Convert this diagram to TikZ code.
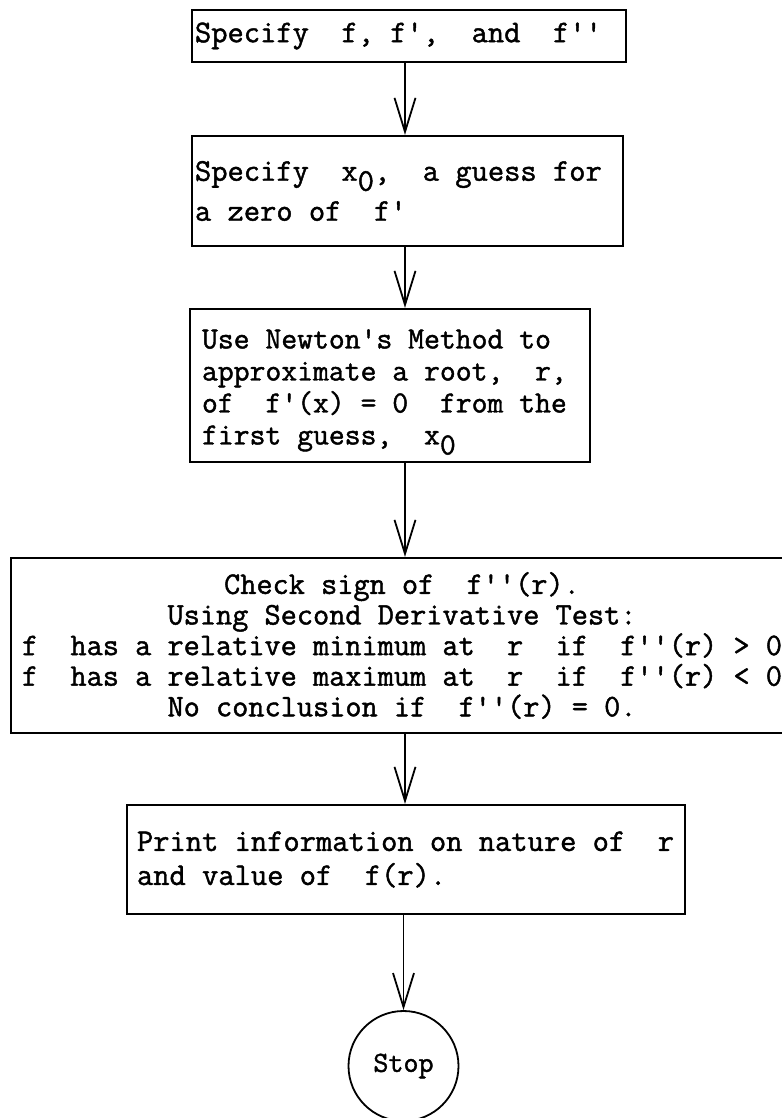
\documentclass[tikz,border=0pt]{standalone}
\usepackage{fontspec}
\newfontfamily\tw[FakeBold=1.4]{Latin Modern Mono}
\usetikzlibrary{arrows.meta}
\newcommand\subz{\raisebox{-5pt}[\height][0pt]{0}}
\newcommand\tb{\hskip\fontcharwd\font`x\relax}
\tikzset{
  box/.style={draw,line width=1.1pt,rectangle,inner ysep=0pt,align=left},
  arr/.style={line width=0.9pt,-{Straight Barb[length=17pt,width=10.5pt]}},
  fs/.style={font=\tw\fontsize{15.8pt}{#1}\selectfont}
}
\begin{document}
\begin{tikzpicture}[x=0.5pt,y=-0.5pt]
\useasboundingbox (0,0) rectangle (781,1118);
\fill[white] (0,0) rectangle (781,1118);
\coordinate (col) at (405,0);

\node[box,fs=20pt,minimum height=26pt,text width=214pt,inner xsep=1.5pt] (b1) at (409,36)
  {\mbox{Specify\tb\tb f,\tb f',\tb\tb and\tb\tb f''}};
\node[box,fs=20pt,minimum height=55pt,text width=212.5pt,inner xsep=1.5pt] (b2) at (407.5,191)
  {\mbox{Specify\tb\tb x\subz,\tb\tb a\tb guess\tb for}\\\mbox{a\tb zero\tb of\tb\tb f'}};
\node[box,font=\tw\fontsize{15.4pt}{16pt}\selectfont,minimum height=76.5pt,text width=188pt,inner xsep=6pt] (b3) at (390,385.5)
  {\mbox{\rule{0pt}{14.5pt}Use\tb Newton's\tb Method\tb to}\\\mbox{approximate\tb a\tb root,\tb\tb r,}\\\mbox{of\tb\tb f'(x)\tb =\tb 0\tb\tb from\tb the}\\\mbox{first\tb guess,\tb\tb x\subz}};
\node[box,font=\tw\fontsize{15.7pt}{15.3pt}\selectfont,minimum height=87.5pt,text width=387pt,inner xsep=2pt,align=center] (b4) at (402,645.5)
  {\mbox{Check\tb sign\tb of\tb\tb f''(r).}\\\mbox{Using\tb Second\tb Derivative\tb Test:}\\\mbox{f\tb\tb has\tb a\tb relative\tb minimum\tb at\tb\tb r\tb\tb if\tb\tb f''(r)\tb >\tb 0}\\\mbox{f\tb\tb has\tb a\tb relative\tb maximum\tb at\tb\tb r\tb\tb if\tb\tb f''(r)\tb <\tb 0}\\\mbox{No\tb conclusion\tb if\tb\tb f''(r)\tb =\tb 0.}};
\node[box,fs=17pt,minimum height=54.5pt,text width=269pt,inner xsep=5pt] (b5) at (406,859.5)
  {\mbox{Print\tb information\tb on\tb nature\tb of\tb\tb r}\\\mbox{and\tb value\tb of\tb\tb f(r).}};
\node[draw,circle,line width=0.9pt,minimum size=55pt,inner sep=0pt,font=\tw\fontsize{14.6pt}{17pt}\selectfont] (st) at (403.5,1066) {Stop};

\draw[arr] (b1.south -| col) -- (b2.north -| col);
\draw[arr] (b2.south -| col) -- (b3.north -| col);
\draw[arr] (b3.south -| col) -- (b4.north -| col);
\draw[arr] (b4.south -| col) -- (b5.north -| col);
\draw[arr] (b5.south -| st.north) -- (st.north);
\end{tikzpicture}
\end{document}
□ □ □
**Short task:**
Print the listing above in full, exactly as written. Omit any pictures.

**Expected answer:**
Convert this diagram to TikZ code.
\documentclass[tikz,border=0pt]{standalone}
\usepackage{fontspec}
\newfontfamily\tw[FakeBold=1.4]{Latin Modern Mono}
\usetikzlibrary{arrows.meta}
\newcommand\subz{\raisebox{-5pt}[\height][0pt]{0}}
\newcommand\tb{\hskip\fontcharwd\font`x\relax}
\tikzset{
  box/.style={draw,line width=1.1pt,rectangle,inner ysep=0pt,align=left},
  arr/.style={line width=0.9pt,-{Straight Barb[length=17pt,width=10.5pt]}},
  fs/.style={font=\tw\fontsize{15.8pt}{#1}\selectfont}
}
\begin{document}
\begin{tikzpicture}[x=0.5pt,y=-0.5pt]
\useasboundingbox (0,0) rectangle (781,1118);
\fill[white] (0,0) rectangle (781,1118);
\coordinate (col) at (405,0);

\node[box,fs=20pt,minimum height=26pt,text width=214pt,inner xsep=1.5pt] (b1) at (409,36)
  {\mbox{Specify\tb\tb f,\tb f',\tb\tb and\tb\tb f''}};
\node[box,fs=20pt,minimum height=55pt,text width=212.5pt,inner xsep=1.5pt] (b2) at (407.5,191)
  {\mbox{Specify\tb\tb x\subz,\tb\tb a\tb guess\tb for}\\\mbox{a\tb zero\tb of\tb\tb f'}};
\node[box,font=\tw\fontsize{15.4pt}{16pt}\selectfont,minimum height=76.5pt,text width=188pt,inner xsep=6pt] (b3) at (390,385.5)
  {\mbox{\rule{0pt}{14.5pt}Use\tb Newton's\tb Method\tb to}\\\mbox{approximate\tb a\tb root,\tb\tb r,}\\\mbox{of\tb\tb f'(x)\tb =\tb 0\tb\tb from\tb the}\\\mbox{first\tb guess,\tb\tb x\subz}};
\node[box,font=\tw\fontsize{15.7pt}{15.3pt}\selectfont,minimum height=87.5pt,text width=387pt,inner xsep=2pt,align=center] (b4) at (402,645.5)
  {\mbox{Check\tb sign\tb of\tb\tb f''(r).}\\\mbox{Using\tb Second\tb Derivative\tb Test:}\\\mbox{f\tb\tb has\tb a\tb relative\tb minimum\tb at\tb\tb r\tb\tb if\tb\tb f''(r)\tb >\tb 0}\\\mbox{f\tb\tb has\tb a\tb relative\tb maximum\tb at\tb\tb r\tb\tb if\tb\tb f''(r)\tb <\tb 0}\\\mbox{No\tb conclusion\tb if\tb\tb f''(r)\tb =\tb 0.}};
\node[box,fs=17pt,minimum height=54.5pt,text width=269pt,inner xsep=5pt] (b5) at (406,859.5)
  {\mbox{Print\tb information\tb on\tb nature\tb of\tb\tb r}\\\mbox{and\tb value\tb of\tb\tb f(r).}};
\node[draw,circle,line width=0.9pt,minimum size=55pt,inner sep=0pt,font=\tw\fontsize{14.6pt}{17pt}\selectfont] (st) at (403.5,1066) {Stop};

\draw[arr] (b1.south -| col) -- (b2.north -| col);
\draw[arr] (b2.south -| col) -- (b3.north -| col);
\draw[arr] (b3.south -| col) -- (b4.north -| col);
\draw[arr] (b4.south -| col) -- (b5.north -| col);
\draw[arr] (b5.south -| st.north) -- (st.north);
\end{tikzpicture}
\end{document}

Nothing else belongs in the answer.